The NHS is under immense pressure at the moment and we cannot continue to provide safe care and a limitless service in General Practice.
Whilst we have always had days when urgent demand is much higher than the capacity of our Doctors and Nurses, in the last couple of months, demand has exceeded capacity daily.
We plan for safe care. Safe care for us means that the Duty Doctor – whose job it is to manage all of the demand for same day medical appointments – should have up to 40 patients in a day. This is one patient every 15 minutes from 8am to 6.30pm (not allowing for any breaks or all of the other things link signing repeat prescriptions, reviewing test results, writing sick notes etc).
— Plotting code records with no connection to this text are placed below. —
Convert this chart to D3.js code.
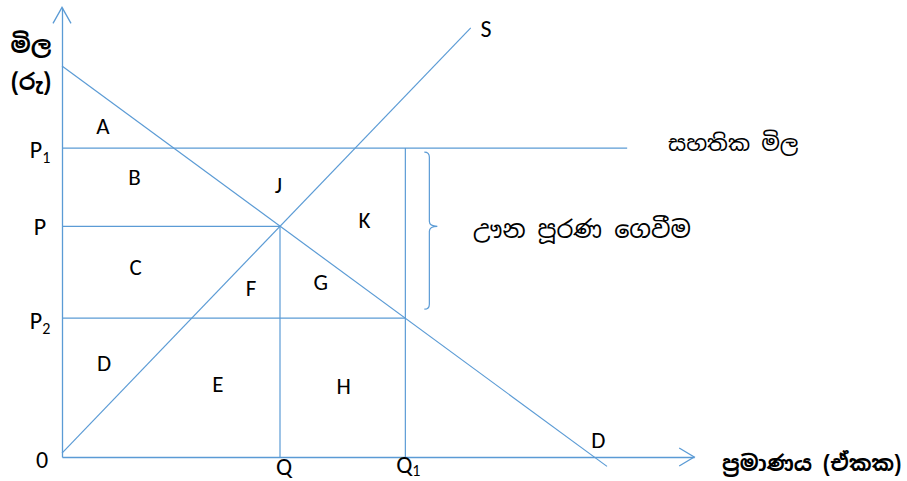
<!DOCTYPE html>
<html>
<head>
<meta charset="utf-8">
<script src="https://cdn.jsdelivr.net/npm/d3@7"></script>
<style>
  body { margin: 0; background: #fff; }
  text { font-family: Carlito, Lato, "Open Sans", sans-serif; fill: #000; }
  .si { font-family: "Iskoola Pota", "Noto Sans Sinhala", "Noto Serif Sinhala", "Noto Sans", sans-serif; }
</style>
</head>
<body>
<script>
// quantities / prices in chart units
var demandQ = [0, 10];
var demandP = [10, -0.24];
var supplyQ = [0, 7.5];
var supplyP = [0.1, 10.975];
var priceLevels = { P1: 7.9, P: 5.9, P2: 3.55 };
var qLevels = { Q: 4, Q1: 6.3 };
var floorEnd = 10.37;
var areaLabels = ["A", "B", "J", "K", "C", "F", "G", "D", "E", "H"];
var areaQ = [0.75, 1.33, 3.97, 5.55, 1.35, 3.47, 4.75, 0.77, 2.86, 5.17];
var areaP = [8.4, 7.1, 6.9, 6.0, 4.8, 4.25, 4.4, 2.33, 1.8, 1.76];

function init() {
    var w = 907, h = 481;
    var x0 = 62, y0 = 457;
    var x = d3.scaleLinear().domain([0, 11.6]).range([x0, x0 + 11.6 * 54.5]);
    var y = d3.scaleLinear().domain([0, 11.5]).range([y0, y0 - 11.5 * 39.1]);
    var blue = "#5b9bd5";

    var svg = d3.select("body").append("svg")
        .attr("width", w)
        .attr("height", h);

    // axes (no ticks)
    svg.append("g")
        .attr("transform", "translate(0," + y0 + ")")
        .call(d3.axisBottom(x).tickValues([]).tickSizeOuter(0));
    svg.append("g")
        .attr("transform", "translate(" + x0 + ",0)")
        .call(d3.axisLeft(y).tickValues([]).tickSizeOuter(0));
    svg.selectAll(".domain").attr("stroke", blue).attr("stroke-width", 1.3);

    // arrow heads
    var xe = x(11.6), ye = y(11.5);
    svg.append("path")
        .attr("d", "M" + (xe - 15) + "," + (y0 - 9) + "L" + xe + "," + y0 + "L" + (xe - 15) + "," + (y0 + 9))
        .attr("fill", "none").attr("stroke", blue).attr("stroke-width", 1.3);
    svg.append("path")
        .attr("d", "M" + (x0 - 9) + "," + (ye + 16) + "L" + x0 + "," + ye + "L" + (x0 + 9) + "," + (ye + 16))
        .attr("fill", "none").attr("stroke", blue).attr("stroke-width", 1.3);

    var line = d3.line().x(function(d) { return x(d[0]); }).y(function(d) { return y(d[1]); });

    function seg(pts) {
        svg.append("path")
            .attr("d", line(pts))
            .attr("fill", "none")
            .attr("stroke", blue)
            .attr("stroke-width", 1.2);
    }

    // demand and supply
    seg(d3.zip(demandQ, demandP));
    seg(d3.zip(supplyQ, supplyP));

    // price floor and guide lines
    seg([[0, priceLevels.P1], [floorEnd, priceLevels.P1]]);
    seg([[0, priceLevels.P], [qLevels.Q, priceLevels.P]]);
    seg([[0, priceLevels.P2], [qLevels.Q1, priceLevels.P2]]);
    seg([[qLevels.Q, priceLevels.P], [qLevels.Q, 0]]);
    seg([[qLevels.Q1, priceLevels.P1], [qLevels.Q1, 0]]);

    // brace
    var bx = x(6.3) + 19, bt = y(priceLevels.P1) + 4, bb = y(priceLevels.P2) - 9, bm = y(priceLevels.P);
    svg.append("path")
        .attr("d", "M" + bx + "," + bt + "q5,0 5,5 L" + (bx + 5) + "," + (bm - 5) + "q0,5 8,5 q-8,0 -8,5 L" + (bx + 5) + "," + (bb - 5) + "q0,5 -5,5")
        .attr("fill", "none").attr("stroke", blue).attr("stroke-width", 1.2);

    // area letters
    svg.selectAll("text.area")
        .data(areaLabels)
        .enter()
        .append("text")
        .attr("class", "area")
        .attr("x", function(d, i) { return x(areaQ[i]); })
        .attr("y", function(d, i) { return y(areaP[i]); })
        .attr("text-anchor", "middle")
        .attr("dominant-baseline", "middle")
        .attr("font-size", 23)
        .text(function(d) { return d; });

    // axis labels
    function sub(main, s, px, py, dy) {
        var tx = svg.append("text").attr("x", px).attr("y", py).attr("font-size", 24).attr("text-anchor", "middle");
        tx.append("tspan").text(main);
        if (s) tx.append("tspan").attr("font-size", 16).attr("dy", dy || 5).text(s);
        return tx;
    }
    sub("P", "1", 40, y(priceLevels.P1) + 10);
    sub("P", "", 40, y(priceLevels.P) + 9);
    sub("P", "2", 40, y(priceLevels.P2) + 11);
    sub("0", "", 42, y0 + 11);
    sub("Q", "", x(qLevels.Q) + 4, y0 + 18);
    sub("Q", "1", x(qLevels.Q1) + 3, y0 + 16, 3);

    svg.append("text").attr("x", x(9.84)).attr("y", y(0) - 9).attr("font-size", 23).attr("text-anchor", "middle").text("D");
    svg.append("text").attr("x", x(7.78)).attr("y", y(10.74)).attr("font-size", 24).attr("text-anchor", "middle").text("S");

    // Sinhala labels
    svg.append("text").attr("class", "si").attr("x", 31).attr("y", 53).attr("font-size", 23).attr("font-weight", "bold").attr("text-anchor", "middle").text("මිල");
    svg.append("text").attr("class", "si").attr("x", 31).attr("y", 90).attr("font-size", 23).attr("font-weight", "bold").attr("text-anchor", "middle").text("(රු)");
    svg.append("text").attr("class", "si").attr("x", 668).attr("y", 151).attr("font-size", 22).text("සහතික මිල");
    svg.append("text").attr("class", "si").attr("x", 473).attr("y", 238).attr("font-size", 24).text("ඌන පූරණ ගෙවීම");
    svg.append("text").attr("class", "si").attr("x", 722).attr("y", 471).attr("font-size", 21.5).attr("font-weight", "bold").text("ප්‍රමාණය (ඒකක)");
}

window.onload = init;
</script>
</body>
</html>
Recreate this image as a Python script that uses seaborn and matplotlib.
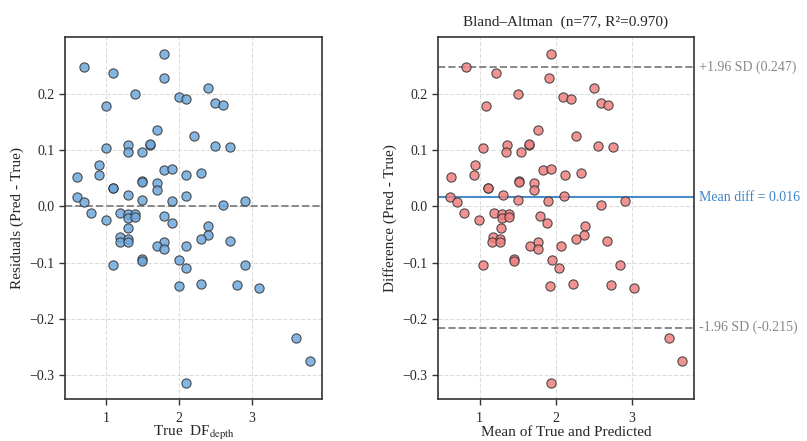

In the last 2 months, rather than this safe number of (40 patients or less) the average has been 78 patients every day. In fact on 6 days there has been over 100 urgent patients for the Urgent GP. This is less that 5 minutes per patient. This is not safe.
So, as we have to ensure we provide a safe service to patients, we need to set a daily limit on how many patients we can book for urgent appointments.
From now on, if the number of calls we get are unsafe, we will ask patients to contact other parts of the NHS whose role it is to provide urgent help. We will advertise this on our social media, and on the phone line.
If our patients can use our urgent capacity carefully, we hope that we will have enough urgent appointments. This means:
– Not asking for an appointment that day if your problem is not medically urgent – most things can and should wait for the next routine GP appointment with your own GP (4-6 week wait)
– Using the HandiApp, www.nhs.uk, pharmacies and 111 for minor illness and how to manage this at home. A huge amount of the extra demand we have had in recent weeks is patients calling in the first few days of minor illness, which actually, most of the time, can be treated successfully at home until the normal period of symptoms passes. For example it is normal for a cough and cold to last for three weeks. All of these calls for these self-limiting symptoms means that we can’t provide a safe service to the patients who do develop more severe symptoms or have serious medically urgent problems.
– Making sure you order your repeat medications with plenty of time before your current supply runs out. And that you do the same if you need a repeat sick note.
Hopefully if all our patients use our urgent capacity responsibly, it will mean we can get to all our patients with serious medically urgent problems. However, if we do not feel that we can provide our patients with safe medical care, we will ask patients to contact other services who can help. This may be pharmacies, 111, nhs.uk, MIU or, in some cases 999 or A&E.
Please support us in this change to ensure that we can be there for you when you need us.